I think it is counter-productive to try to tell someone that they are wrong to do whatever they need to do personally to feel safe. Isolation feels like safety for me when I need it. I see it more as protecting my love ones from my hurt/pain rather than not isolating and sharing all of my pain with them. .

Hi Growingpains,

Oh I totally agree with you which is why I've never asked him if its okay to pop over his place that he rented away from our home because I am aware that this is his safe place. I never thought of looking at it that way "protecting my loved ones...." but now that you said it like that I shines a new perspective on it.

Even though I as a carer may not understand that concept of having a safe place doesn't mean that I personally would not respect it.
 
Hey CC,

I am a sufferer and am actually struggling with this very situation right now, but the other way round.

Some days I would love to have someone doting over me, telling me they love me and having their children running around the house, making noise, and playing games, yet others I just want to lock myself in my room and be alone. And for me, there does not have to be any triggers or stressors, I can just wake up feeling that way. The reason to me why I lock myself away is so I do not hurt my loved ones. I have even gone to the stage of turning all my phones off so I don't offend anyone.
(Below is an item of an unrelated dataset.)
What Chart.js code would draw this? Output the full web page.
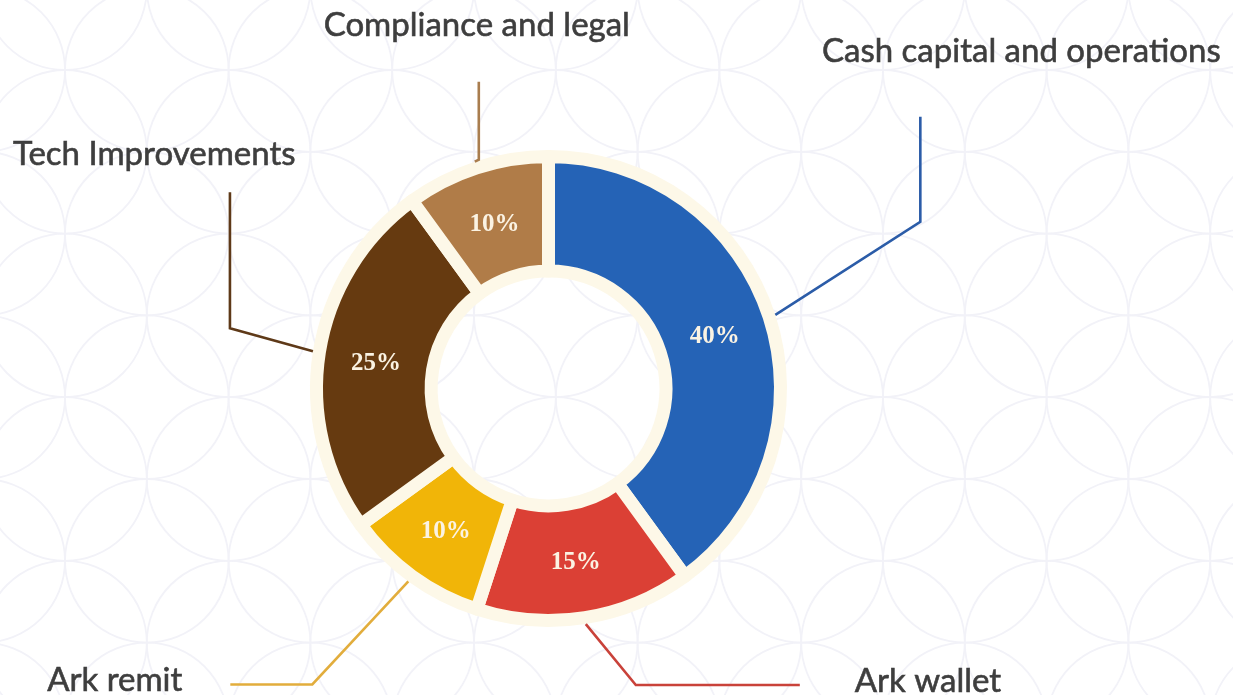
<!DOCTYPE html>
<html><head><meta charset="utf-8">
<script src="https://cdn.jsdelivr.net/npm/chart.js@4.4.1/dist/chart.umd.min.js"></script>
<style>html,body{margin:0;padding:0;background:#fff;overflow:hidden}#wrap{width:1233px;height:695px;position:relative}</style>
</head><body><div id="wrap"><canvas id="c" width="1233" height="695"></canvas></div>
<script>
// ---- data ----
const categories = ['Cash capital and operations', 'Ark wallet', 'Ark remit', 'Tech Improvements', 'Compliance and legal'];
const shares = [40, 15, 10, 25, 10];
const valueLabels = ['40%', '15%', '10%', '25%', '10%'];

// ---- styling / layout ----
const sliceColors = ['#2563b6', '#db4035', '#f1b508', '#663a10', '#b07c48'];
const lineColors = ['#2b5ca8', '#c9423a', '#e2ad3c', '#5e3918', '#a97d4e'];
const cream = '#fdf8e8';
const ringWidth = 13;
// leader polylines: relative steps from the slice edge
const leaderSteps = [
  [[145, -93], [0, -105]],
  [[50, 61], [164, 0]],
  [[-96, 103], [-82, 0]],
  [[-83, -23], [0, -136]],
  [[4, -2], [0, -78]]
];
// label anchor offset from the leader end, and alignment
const labelPlace = [
  {dx: 101, dy: -55, align: 'center'},
  {dx: 55, dy: 7, align: 'left'},
  {dx: -48, dy: 7, align: 'right'},
  {dx: -217, dy: -27, align: 'left'},
  {dx: -2, dy: -46, align: 'center'}
];

const backgroundPattern = {
  id: 'bgPattern',
  beforeDraw(chart) {
    const ctx = chart.ctx, W = chart.width, H = chart.height;
    ctx.save();
    ctx.fillStyle = '#ffffff';
    ctx.fillRect(0, 0, W, H);
    const s = 81.8, ox = 65, oy = 70;
    ctx.strokeStyle = '#f2f2f8';
    ctx.lineWidth = 1.8;
    for (let i = -2; i < 18; i++) {
      for (let j = -2; j < 12; j++) {
        if (((i + j) % 2 + 2) % 2 !== 1) continue;
        ctx.beginPath();
        ctx.arc(ox + i * s, oy + j * s, s, 0, Math.PI * 2);
        ctx.stroke();
      }
    }
    ctx.restore();
  }
};

const labelsPlugin = {
  id: 'labelsPlugin',
  afterDatasetsDraw(chart) {
    const ctx = chart.ctx;
    const meta = chart.getDatasetMeta(0);
    meta.data.forEach((arc, i) => {
      const p = arc.getProps(['x', 'y', 'startAngle', 'endAngle', 'outerRadius', 'innerRadius'], true);
      const mid = (p.startAngle + p.endAngle) / 2;
      // inner value label
      const c = arc.tooltipPosition(true);
      ctx.save();
      ctx.font = 'bold 25px "Liberation Serif", serif';
      ctx.fillStyle = '#fbf3e3';
      ctx.textAlign = 'center';
      ctx.textBaseline = 'middle';
      ctx.fillText(valueLabels[i], c.x, c.y + 2);
      ctx.restore();
      // leader line
      const r0 = p.outerRadius + ringWidth / 2;
      let x = p.x + Math.cos(mid) * r0, y = p.y + Math.sin(mid) * r0;
      ctx.save();
      ctx.strokeStyle = lineColors[i];
      ctx.lineWidth = 2.6;
      ctx.lineJoin = 'miter';
      ctx.beginPath();
      ctx.moveTo(x, y);
      leaderSteps[i].forEach(st => { x += st[0]; y += st[1]; ctx.lineTo(x, y); });
      ctx.stroke();
      ctx.restore();
      // category label
      const lp = labelPlace[i];
      ctx.save();
      ctx.font = '33px Lato, sans-serif';
      ctx.fillStyle = '#3e3e3e';
      ctx.strokeStyle = '#3e3e3e';
      ctx.lineWidth = 0.6;
      ctx.textAlign = lp.align;
      ctx.textBaseline = 'alphabetic';
      ctx.fillText(categories[i], x + lp.dx, y + lp.dy);
      ctx.strokeText(categories[i], x + lp.dx, y + lp.dy);
      ctx.restore();
    });
  }
};

new Chart(document.getElementById('c'), {
  type: 'doughnut',
  data: {
    labels: categories,
    datasets: [{
      data: shares,
      backgroundColor: sliceColors,
      borderColor: cream,
      borderWidth: ringWidth,
      borderJoinStyle: 'round',
      hoverOffset: 0
    }]
  },
  options: {
    responsive: false,
    devicePixelRatio: 1,
    animation: false,
    events: [],
    cutout: '50.6%',
    layout: {padding: {left: 310, right: 446, top: 150, bottom: 68}},
    plugins: {legend: {display: false}, tooltip: {enabled: false}}
  },
  plugins: [backgroundPattern, labelsPlugin]
});
</script>
</body></html>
I am a single father to a 12 year old boy, so as you can imagine he goes through a living nightmare himself some days. No matter how I feel though, he always has access to me, and that in itself is a real challenge sometimes. But I am fortunate to have him.

As for my GF, although she says so, I really don't think she understands the nature of the beast, or maybe it is just me not letting her know how I feel.
So this morning I handed her an article Anthony wrote on this site. It is in the carers section. Here is the link to it. [DLMURL]http://www.ptsdforum.org/content.php?r=306-Understanding-PTSD-Edited[/DLMURL]

Hope this can help
 
Hi Jimmy,

Thanks for the post and I was happy to hear that your little 12 year old still has access to you, I think it's really important for your little guy.

I actually have that same article saved on my desktop, I've emailed to his parents because they have never seen him like this. In the past he's always pushed his parents out of his life and now they are starting to understand why. I am their link to him for the time being.
 
I am exactly the same way as he is. Its hard for to hear or say certin things. The guilt is a horrible monster as well as the worthlessness. Its hard to explain something that you can't seem to control or even begin to understand. For me itd easier if people are angry with me, rather than them being hurt or feeling guilty about the way I am feeling. At least he apologized though it shows that he didn't pull back as far as he could of.
 
CCurry,

PTSD is a demon. You are being pushed away to keep you and the kids out of danger. I will explain.

Some of us that suffer from PTSD have different things that we deal with, one of those things being "blind rage." The smallest thing can and does set us off. In that "blind rage" we do and say things that we would not normally do. Once the rage has past and the mind is clear we see the aftermath of what we have done. Which makes us feel like crap for hurting those close to us.

Yes that aftermath sometimes includes hurting the ones closest to us. And I am talking about physical.

So when a suffer pushes you away, it might be they don't want to hurt you, mentally or physically. They do it because they really deep down love you and don't want you to get hurt.

When an animal is hurt or in pain, it lashes out and attacks those trying to help it. The only difference is that humans can verbally tell you they are hurting and they want you to go away.

I hope this sheds a bit more light and helps you to understand us a bit more.


Mayhem
 
We often lash out at those closest to us because we know it is safe to do so. Only in unconditional love can a person truely express themselves and their frustrations.